SKU (Stock Keeping Unit)
-
Features and Pricing: SKUs in a SaaS application typically dictate the set of features, functionalities, and usage limits (e.g., storage, number of users, API call volumes) available to a customer.
-
Customer Choice: Customers choose an SKU based on their needs and budget. Higher-tier SKUs usually offer more capabilities and resources at a higher cost.
-
Within a Tenant: A single tenant (customer) can only be subscribed to one SKU at a time, but may potentially upgrade or downgrade over time.
Tenant
-
Data Isolation: A tenant represents a logically isolated instance of the SaaS application dedicated to a specific customer or organization.

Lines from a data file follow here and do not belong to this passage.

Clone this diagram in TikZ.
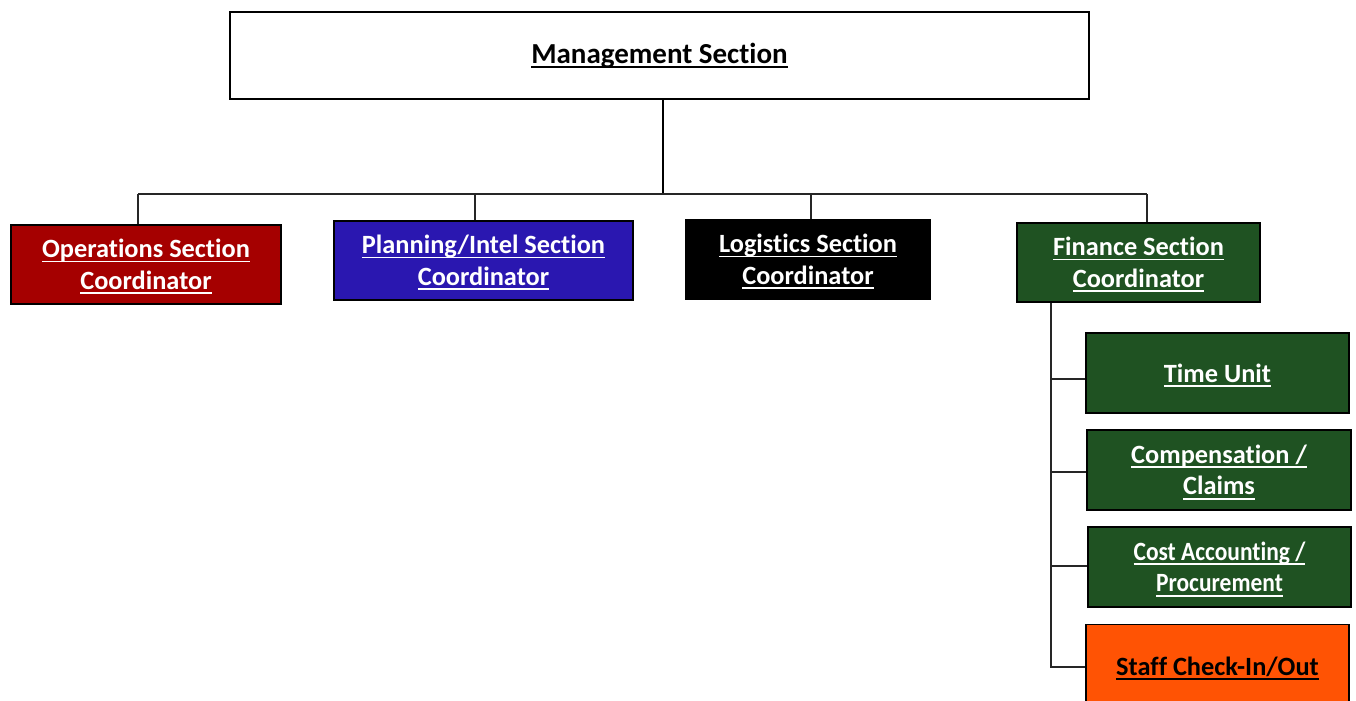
\documentclass[tikz,border=0pt]{standalone}
\usepackage{fontspec}
\setmainfont[Ligatures=NoCommon]{Carlito}
\newfontfamily\condfont[FakeStretch=0.89,Ligatures=NoCommon]{Carlito}
\usepackage{tikz}
\definecolor{opsred}{HTML}{A50000}
\definecolor{planblue}{HTML}{2A17B0}
\definecolor{fingreen}{HTML}{1F5222}
\definecolor{staffor}{HTML}{FF5304}
\newcommand\uln[1]{\leavevmode\setbox0=\hbox{#1}\rlap{\copy0}\smash{\raisebox{-2.6pt}{\rule{\wd0}{1pt}}}}

\begin{document}
\begin{tikzpicture}[x=0.02cm, y=-0.02cm,
		box/.style={draw=black, line width=0.9pt, align=center, inner sep=0pt,
			font=\bfseries\fontsize{15}{18}\selectfont, text=white},
		link/.style={line width=0.6pt, black!85}]
			\useasboundingbox (0,0) rectangle (1356,700);

			% top box
			\node[box, text=black, fill=white, minimum width=17.18cm, minimum height=1.74cm,
				font=\bfseries\fontsize{16.5}{20}\selectfont] (mgmt) at (659.5,55.5) {\uln{Management Section}};

			% section coordinators
			\node[box, fill=opsred, minimum width=5.4cm, minimum height=1.58cm] (ops) at (146,264.5) {\uln{Operations Section}\\\uln{Coordinator}};
			\node[box, fill=planblue, minimum width=5.98cm, minimum height=1.58cm] (plan) at (483.5,260.5) {\uln{Planning/Intel Section}\\\uln{Coordinator}};
			\node[box, fill=black, minimum width=4.88cm, minimum height=1.58cm] (log) at (808,259.5) {\uln{Logistics Section}\\\uln{Coordinator}};
			\node[box, fill=fingreen, minimum width=4.86cm, minimum height=1.58cm] (fin) at (1138.5,262.5) {\uln{Finance Section}\\\uln{Coordinator}};

			% finance units
			\node[box, fill=fingreen, minimum width=5.26cm, minimum height=1.6cm] (time) at (1217.5,373) {\uln{Time Unit}};
			\node[box, fill=fingreen, minimum width=5.28cm, minimum height=1.6cm] (comp) at (1219,470) {\uln{Compensation /}\\\uln{Claims}};
			\node[box, fill=fingreen, minimum width=5.26cm, minimum height=1.6cm,
				font=\condfont\bfseries\fontsize{15}{18}\selectfont] (cost) at (1219.5,567) {\uln{Cost Accounting /}\\\uln{Procurement}};
			\node[box, fill=staffor, text=black, minimum width=5.26cm, minimum height=1.7cm] (staff) at (1217.5,667) {\uln{Staff Check-In/Out}};

			% connectors
			\coordinate (bar) at (663,194);
			\draw[line width=1.3pt] (mgmt.south -| bar) -- (bar);
			\draw[link] (138,194) -- (1147,194);
			\draw[link] (ops.north -| 138,0) -- (138,194);
			\draw[link] (plan.north -| 475,0) -- (475,194);
			\draw[link] (log.north -| 811,0) -- (811,194);
			\draw[link] (fin.north -| 1147,0) -- (1147,194);

			\coordinate (spine) at (1051,667);
			\draw[link] (fin.south -| spine) -- (spine) -- (staff.west |- spine);
			\draw[link] (1051,379) -- (time.west |- 0,379);
			\draw[link] (1051,472) -- (comp.west |- 0,472);
			\draw[link] (1051,566) -- (cost.west |- 0,566);
		\end{tikzpicture}
\end{document}
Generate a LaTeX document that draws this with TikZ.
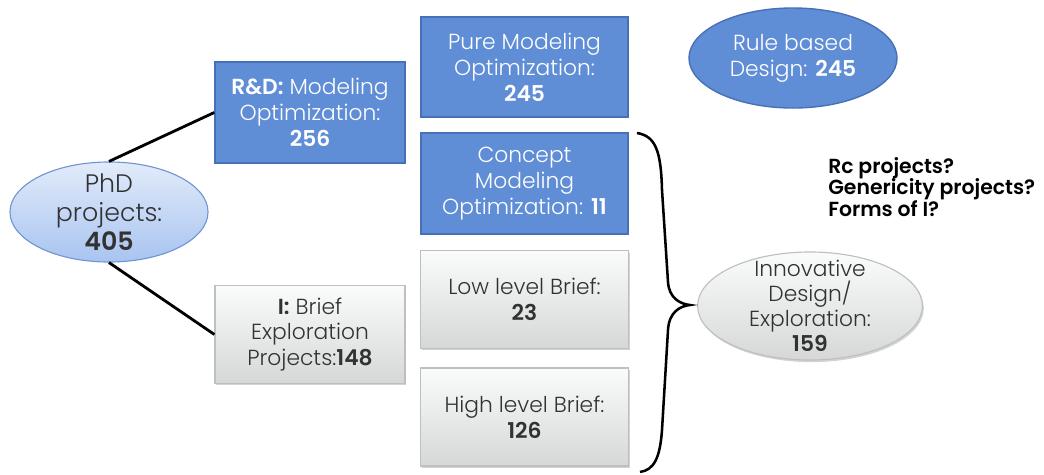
\documentclass[tikz,border=0pt]{standalone}
\usepackage{fontspec}
\setmainfont{Poppins}[UprightFont={* Light}, BoldFont={* SemiBold}]
\usetikzlibrary{shapes.geometric,shadows}

\definecolor{boxblue}{RGB}{96,142,214}
\definecolor{boxblueedge}{RGB}{72,112,182}
\definecolor{ovaltop}{RGB}{226,235,250}
\definecolor{ovalbot}{RGB}{168,196,240}
\definecolor{ovaledge}{RGB}{112,150,210}
\definecolor{greytop}{RGB}{250,251,251}
\definecolor{greybot}{RGB}{214,216,216}
\definecolor{greyedge}{RGB}{190,192,192}
\definecolor{darktext}{RGB}{50,50,50}

\begin{document}
\begin{tikzpicture}[
  x=0.025cm, y=-0.025cm,
  bluebox/.style={
    draw=boxblueedge, line width=1pt, fill=boxblue, rectangle,
    text=white, align=center, inner sep=0pt,
    font=\fontsize{15.5}{18.4}\selectfont
  },
  greybox/.style={
    draw=greyedge, line width=0.8pt, rectangle,
    top color=greytop, bottom color=greybot,
    drop shadow={shadow xshift=1pt, shadow yshift=-1.5pt, opacity=0.35},
    text=darktext, align=center, inner sep=0pt,
    font=\fontsize{15.5}{18.4}\selectfont
  },
  blueoval/.style={
    draw=boxblueedge, line width=1pt, fill=boxblue, ellipse,
    text=white, align=center, inner sep=-10pt,
    font=\fontsize{15.5}{18.4}\selectfont
  },
  greyoval/.style={
    draw=greyedge, line width=0.8pt, ellipse,
    top color=greytop, bottom color=greybot,
    drop shadow={shadow xshift=1pt, shadow yshift=-1.5pt, opacity=0.35},
    text=darktext, align=center, inner sep=-10pt,
    font=\fontsize{15.5}{17.8}\selectfont
  },
  phdoval/.style={
    draw=ovaledge, line width=0.8pt, ellipse,
    top color=ovaltop, bottom color=ovalbot,
    text=darktext, align=center, inner sep=-10pt,
    font=\fontsize{18}{20.6}\selectfont
  },
  link/.style={line width=2pt, black},
  bracket/.style={line width=1.8pt, black},
]
\useasboundingbox (0,0) rectangle (1044,474);
\node[phdoval, minimum width=4.95cm, minimum height=2.5cm] (phd) at (109,212)
  {PhD\\projects:\\\textbf{405}};
\node[bluebox, minimum width=4.75cm, minimum height=2.52cm] (rnd) at (310,112.5)
  {\textbf{R\&D:} Modeling\\Optimization:\\\textbf{256}};
\node[greybox, minimum width=4.75cm, minimum height=2.43cm] (brief) at (310,334.5)
  {\textbf{I:} Brief\\Exploration\\Projects:\textbf{148}};
\node[bluebox, minimum width=5.18cm, minimum height=2.5cm] (pure) at (524.5,67)
  {Pure Modeling\\Optimization:\\\textbf{245}};
\node[bluebox, minimum width=5.18cm, minimum height=2.52cm] (concept) at (524.5,183.5)
  {Concept\\Modeling\\Optimization: \textbf{11}};
\node[greybox, minimum width=5.18cm, minimum height=2.43cm] (low) at (524.5,299.5)
  {Low level Brief:\\\textbf{23}};
\node[greybox, minimum width=5.18cm, minimum height=2.45cm] (high) at (524.5,417)
  {High level Brief:\\\textbf{126}};
\node[blueoval, minimum width=5.2cm, minimum height=2.5cm] (rule) at (793,58)
  {Rule based\\Design: \textbf{245}};
\node[greyoval, minimum width=5.62cm, minimum height=2.7cm] (innov) at (810,306)
  {Innovative\\Design/\\Exploration:\\\textbf{159}};
\node[anchor=west, align=left, inner sep=0pt, font=\fontsize{14.5}{15.4}\selectfont\bfseries]
  (quest) at (828,187) {Rc projects?\\Genericity projects?\\Forms of I?};
% connectors
\draw[link] (phd.north) -- (rnd.west);
\draw[link] (phd.south) -- (brief.west);
% brace grouping the lower column
\coordinate (btop) at (637,133);
\coordinate (btip) at (690,305);
\coordinate (bbot) at (640,472);
\draw[bracket] (btop) .. controls (656,136) and (661,152) .. (662,190)
  -- (668,282) .. controls (669,298) and (680,304) .. (btip)
  .. controls (680,306) and (669,312) .. (668,330)
  -- (662,430) .. controls (660,458) and (654,470) .. (bbot);
\end{tikzpicture}
\end{document}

A customer's data, configurations, and often customizations are kept completely separate from other tenants.
-
Multi-Tenant Architecture: Most SaaS applications are designed as multi-tenant. This means multiple tenants share physical infrastructure and the core software codebase, improving resource efficiency for the SaaS provider.
-
SKU Relationship: The SKU a tenant is subscribed to determines the features and resources available within their isolated environment.
Example
Let's consider a cloud-based CRM SaaS application:
-
SKUs:
- Basic: Limited contacts, storage, basic reporting
- Professional: More contacts, storage, advanced analytics
- Enterprise: Unlimited contacts, custom integrations, dedicated support
-
Tenants:
- Company A subscribes to the 'Professional' SKU. They have their own isolated CRM instance with the features and limits dictated by that SKU.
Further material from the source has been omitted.